One of them is former Lt. Col. Tran Ngoc Hue, who was decorated for bravery for his actions during the Tet Offensive.  He represents a largely invisible segment of that gray or graying family: Vietnamese who served in the Army of the Republic of Vietnam – the ARVN.

Hue, who is now known as “Harry,” visited the Vietnam wall in Washington, D.C. like many other vets on Memorial Day. He wore his Vietnamese and U.S. medals, among them the Silver Star and a Bronze Star for valor.

“I am happy for the ceremony here today, to recognize the Vietnam veteran for their sacrifice in the Vietnam War,” Hue said as he stood with friends and family in the shade of the first row of trees closest to the wall.

Kenneth Jacobsen of Counterparts, an association of American military advisors and their Vietnamese counterparts, said Hue is among the most famous ARVN soldiers of the war. He led the ARVN battalion that took the citadel in the ancient city of Hue in 1968 – the action that earned him the Silver Star, Jacobson said.

“He was captured in 1973,” Jacobson said. “He was wounded and he told his troops to leave him behind in Laos … Even the North Vietnamese thought he was a hero, and they tried to convert him but he never turned.”

Hue spent about a dozen years in prison and re-education camps before being released.
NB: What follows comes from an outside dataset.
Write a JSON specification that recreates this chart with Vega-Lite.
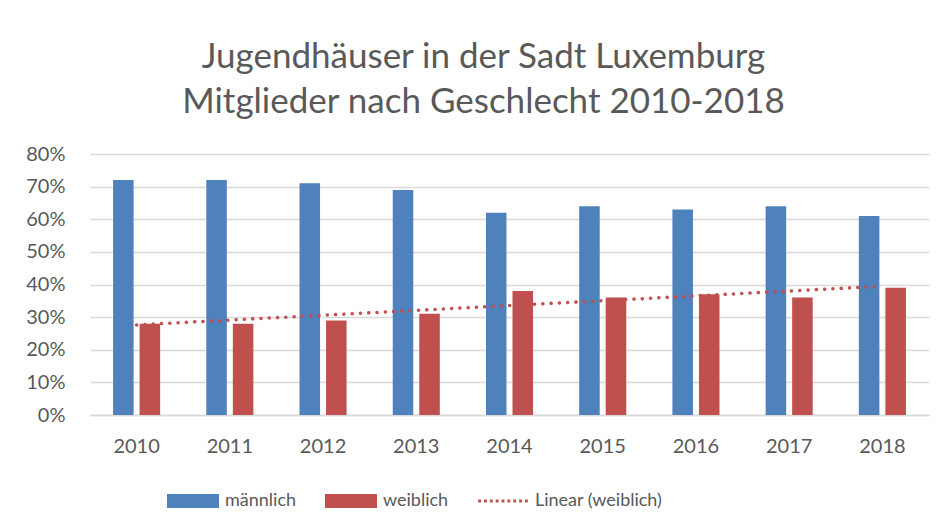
{
  "$schema": "https://vega.github.io/schema/vega-lite/v6.json",
  "autosize": "none",
  "width": 839,
  "height": 261,
  "padding": {"left": 90, "top": 154, "right": 16, "bottom": 116},
  "background": "white",
  "title": {
    "text": ["Jugendhäuser in der Sadt Luxemburg", "Mitglieder nach Geschlecht 2010-2018"],
    "anchor": "middle",
    "frame": "group",
    "dx": -26,
    "font": "Lato",
    "fontSize": 35,
    "fontWeight": "normal",
    "lineHeight": 45,
    "color": "#595959",
    "offset": 24
  },
  "config": {
    "view": {"stroke": null},
    "font": "Lato",
    "axis": {
      "labelFont": "Lato",
      "labelFontSize": 20,
      "labelColor": "#595959",
      "ticks": false,
      "title": null,
      "labelOverlap": false
    }
  },
  "data": {
    "values": [
      {"year": 2010, "series": "männlich", "value": 0.72},
      {"year": 2011, "series": "männlich", "value": 0.72},
      {"year": 2012, "series": "männlich", "value": 0.71},
      {"year": 2013, "series": "männlich", "value": 0.69},
      {"year": 2014, "series": "männlich", "value": 0.62},
      {"year": 2015, "series": "männlich", "value": 0.64},
      {"year": 2016, "series": "männlich", "value": 0.63},
      {"year": 2017, "series": "männlich", "value": 0.64},
      {"year": 2018, "series": "männlich", "value": 0.61},
      {"year": 2010, "series": "weiblich", "value": 0.28},
      {"year": 2011, "series": "weiblich", "value": 0.28},
      {"year": 2012, "series": "weiblich", "value": 0.29},
      {"year": 2013, "series": "weiblich", "value": 0.31},
      {"year": 2014, "series": "weiblich", "value": 0.38},
      {"year": 2015, "series": "weiblich", "value": 0.36},
      {"year": 2016, "series": "weiblich", "value": 0.37},
      {"year": 2017, "series": "weiblich", "value": 0.36},
      {"year": 2018, "series": "weiblich", "value": 0.39}
    ]
  },
  "layer": [
    {
      "mark": {"type": "bar"},
      "encoding": {
        "x": {
          "field": "year",
          "type": "ordinal",
          "scale": {"paddingInner": 0.495, "paddingOuter": 0.2475},
          "axis": {
            "labelAngle": 0,
            "labelPadding": 21,
            "domain": true,
            "domainColor": "#d9d9d9",
            "domainWidth": 1.5,
            "grid": false
          }
        },
        "xOffset": {
          "field": "series",
          "type": "nominal",
          "scale": {"paddingInner": 0.226, "paddingOuter": 0}
        },
        "y": {
          "field": "value",
          "type": "quantitative",
          "scale": {"domain": [0, 0.8], "nice": false},
          "axis": {
            "format": ".0%",
            "values": [0, 0.1, 0.2, 0.3, 0.4, 0.5, 0.6, 0.7, 0.8],
            "tickCount": 9,
            "domain": false,
            "grid": true,
            "gridColor": "#d9d9d9",
            "gridWidth": 1.5,
            "labelPadding": 25
          }
        },
        "color": {
          "field": "series",
          "type": "nominal",
          "scale": {
            "domain": ["männlich", "weiblich", "Linear (weiblich)"],
            "range": ["#4f81bd", "#c0504d", "#c0504d"]
          },
          "legend": {
            "orient": "none",
            "legendX": 77,
            "legendY": 321,
            "padding": 0,
            "direction": "horizontal",
            "title": null,
            "symbolType": "M-1,-0.27L1,-0.27L1,0.27L-1,0.27Z",
            "symbolSize": 2704,
            "labelFont": "Lato",
            "labelFontSize": 18,
            "labelColor": "#595959",
            "labelOffset": 6,
            "columnPadding": 28,
            "labelLimit": 300,
            "encode": {
              "symbols": {
                "update": {
                  "shape": {"signal": "datum.value == 'Linear (weiblich)' ? 'M-0.955,-0.055h0.11v0.11h-0.11Z M-0.73,-0.055h0.11v0.11h-0.11Z M-0.505,-0.055h0.11v0.11h-0.11Z M-0.28,-0.055h0.11v0.11h-0.11Z M-0.055,-0.055h0.11v0.11h-0.11Z M0.17,-0.055h0.11v0.11h-0.11Z M0.395,-0.055h0.11v0.11h-0.11Z M0.62,-0.055h0.11v0.11h-0.11Z M0.845,-0.055h0.11v0.11h-0.11Z' : 'M-1,-0.27L1,-0.27L1,0.27L-1,0.27Z'"},
                  "fill": {"scale": "color", "field": "value"},
                  "stroke": {"value": "transparent"},
                  "strokeWidth": {"value": 0},
                  "opacity": {"value": 1},
                  "fillOpacity": {"value": 1}
                }
              }
            }
          }
        }
      }
    },
    {
      "transform": [
        {"filter": "datum.series == 'weiblich'"},
        {"regression": "value", "on": "year", "method": "linear"}
      ],
      "mark": {"type": "line", "strokeWidth": 3.5, "strokeCap": "round", "strokeDash": [0.1, 8.2]},
      "encoding": {
        "x": {
          "field": "year",
          "type": "quantitative",
          "scale": {"domain": [2009.5, 2018.5], "nice": false, "zero": false},
          "axis": null
        },
        "y": {"field": "value", "type": "quantitative"},
        "color": {"datum": "Linear (weiblich)"}
      }
    }
  ],
  "resolve": {"scale": {"x": "independent"}}
}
Finally, a former Marine who served with him in Vietnam located him and led the effort to bring him and his family to the U.S.  He arrived in 1991 and now lives in Falls Church, Va.

Vietnam veterans had a difficult time when they returned to the U.S., said Hue, referring to the lack of gratitude and respect for their service by fellow Americans.

Hue recognized that this has changed.

“One thing I want to say – it’s late [to be saying thank you] but better than never,” he said.